Samsung was warned in August 2010 that its Android-powered gadgets infringed Apple's patents and copied the iPhone, the jury was told. The Cupertino company added: “Many more Apple patents are relevant to the Android platform [and] Apple has not authorised the use of any of these patents.”

Then in October that year, Apple sent over a presentation outlining how Samsung was ripping off its stuff and how much it should pay. The fruity firm offered a licence fee of $30 per smartphone and $40 per tablet.

As I say, a pretty significant sum. A good 10% of the wholesale price of the kit I would think. Which is high indeed for a license.

The complicating part of this is that Apple then offered Samsung a discount on such fees if Samsung would license to Apple Samsung's own patents. A 20% discount for a simple cross licensing agreement in fact.

Meaning that Apple was valuing access to Samsung's patents at $6 to $8 a phone or tablet.

However, as part and parcel of the very same case we've got Samsung suing Apple for non-payment of license fees on Samsung patents that Apple has been using. And we know very well that Apple has been using these patents as they are part of the general standards. And yet Apple has rejected out of hand paying anything like $6 to $8 per unit for access to those patents.
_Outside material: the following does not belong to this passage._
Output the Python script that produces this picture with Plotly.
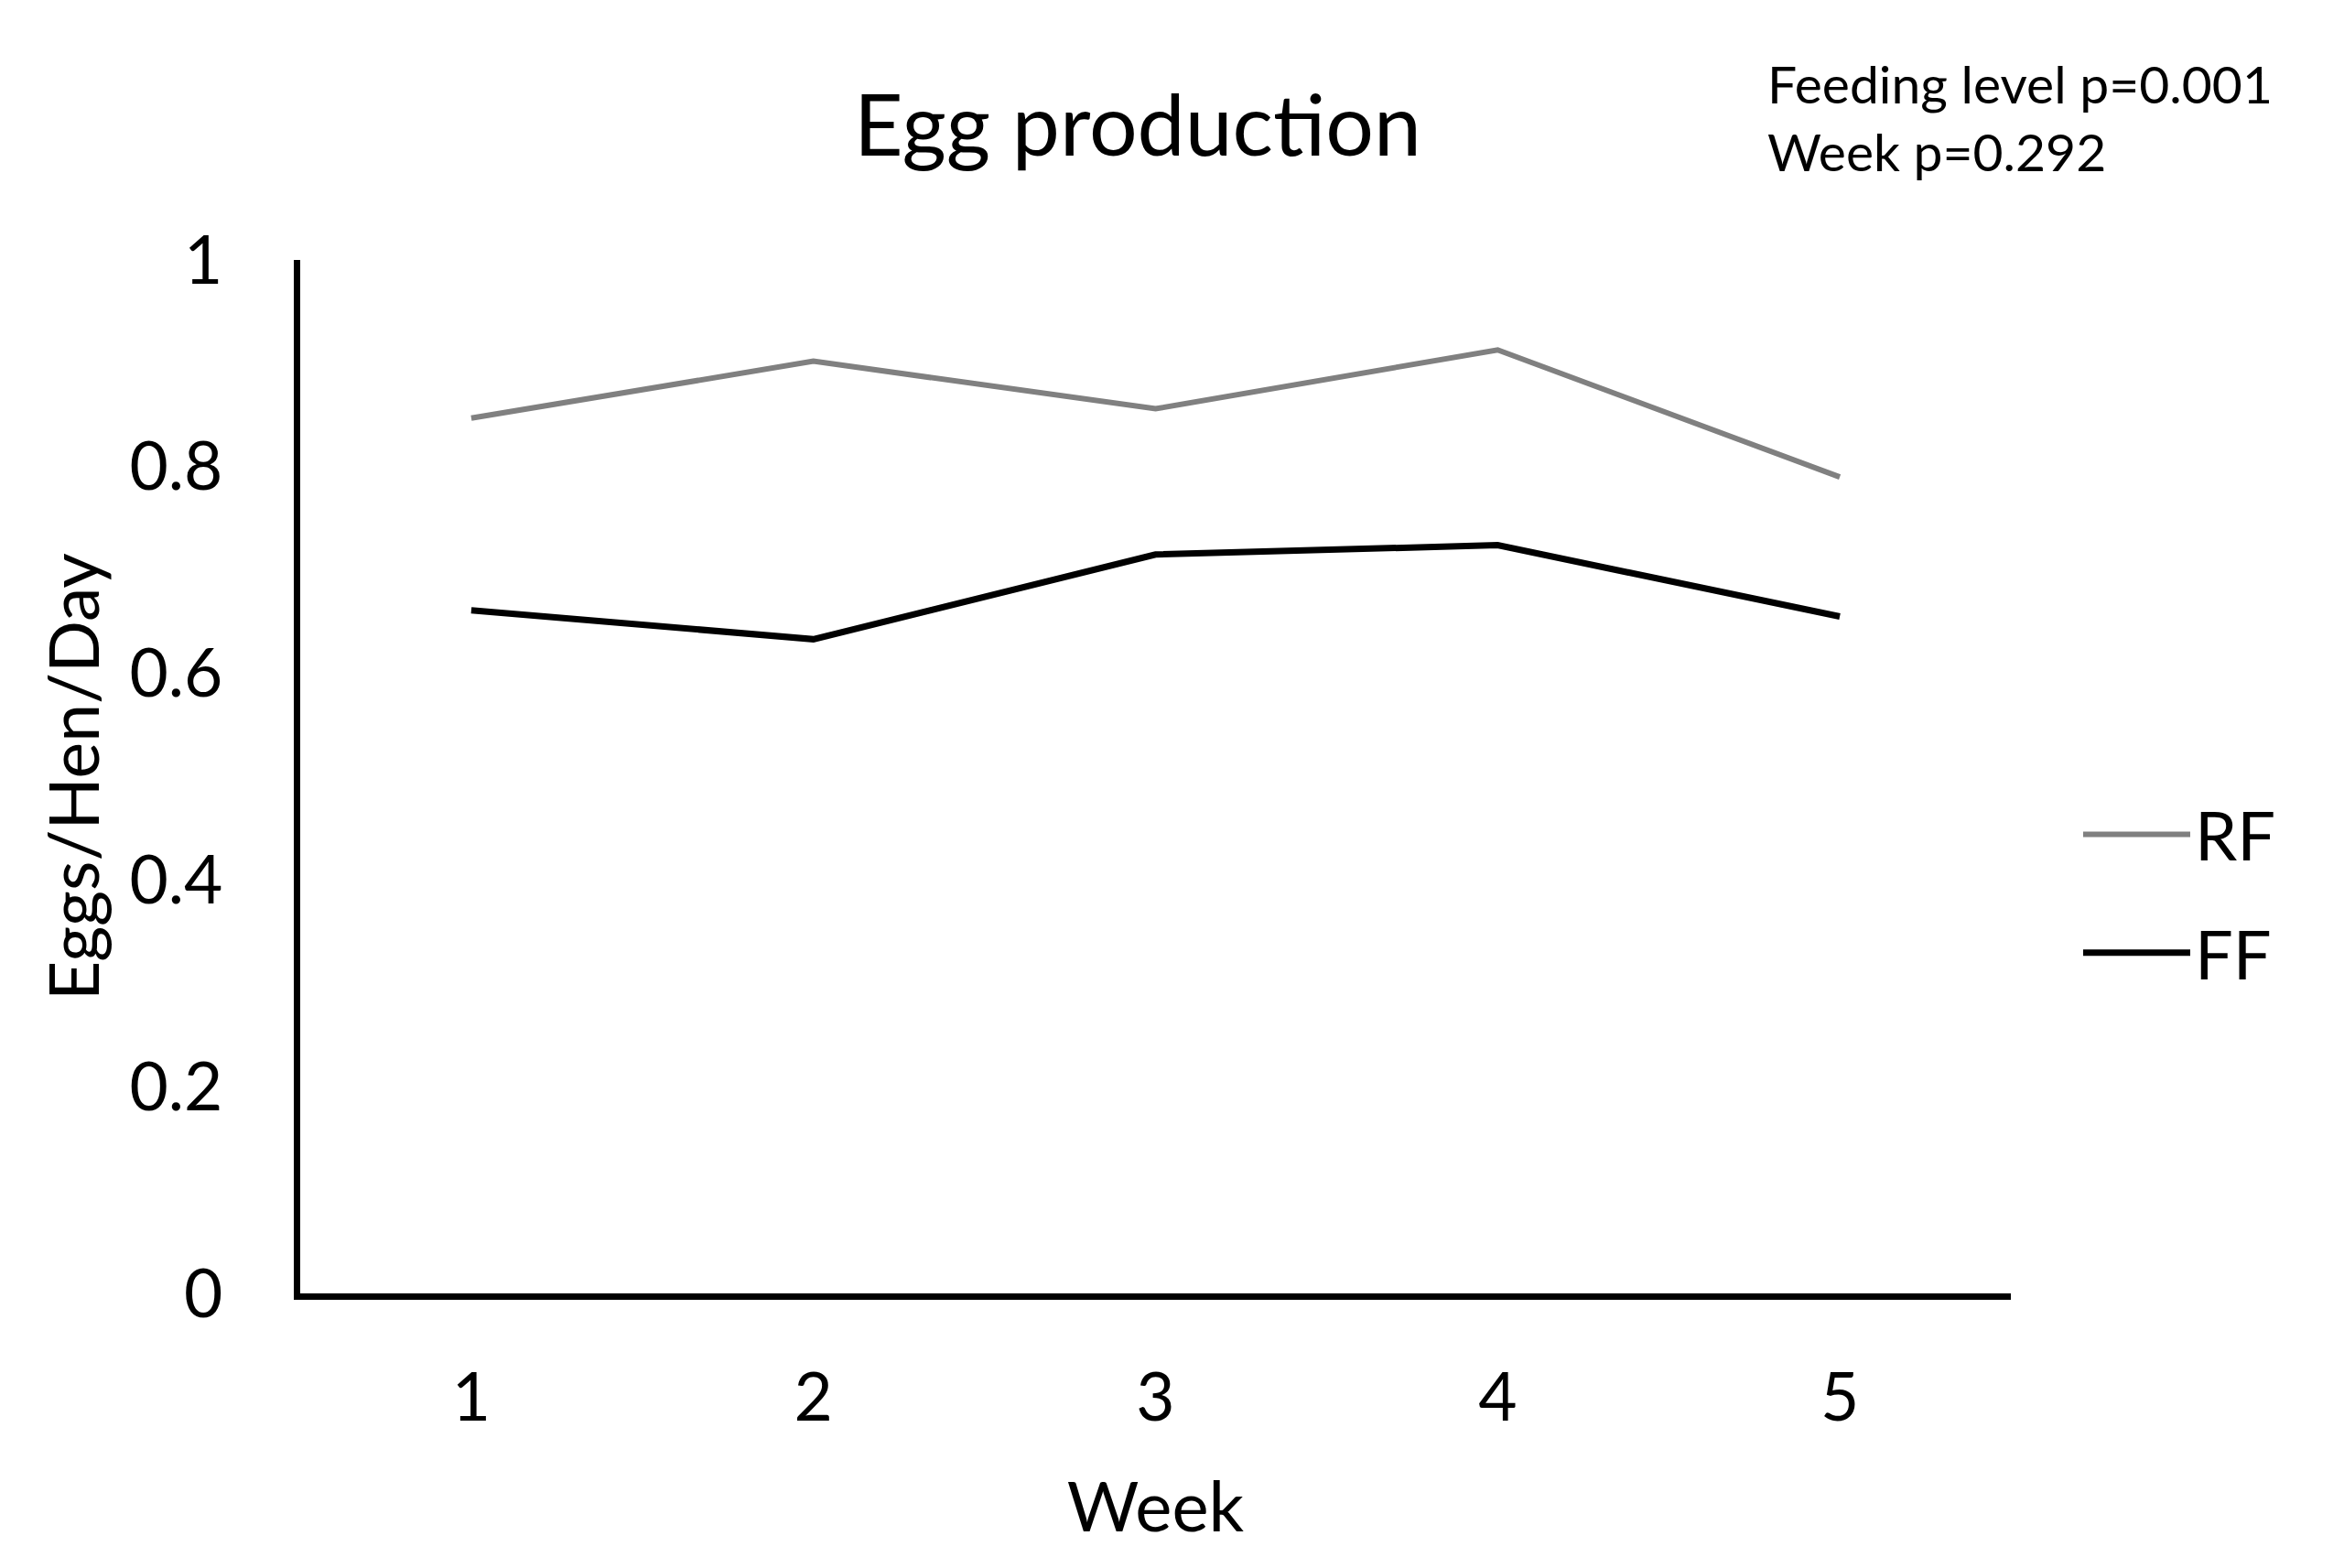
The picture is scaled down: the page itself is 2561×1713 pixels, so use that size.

Apple might be right to do so too: for those sorts of fees would be well above the FRAND levels that Samsung needs to offer them at precisely because they are part of the standards.

But it does seem very odd indeed that at one point Apple is valuing access to Samsung's patents at that $6 level, and then at the same time insisting that it would never even think of actually paying that much for access to them.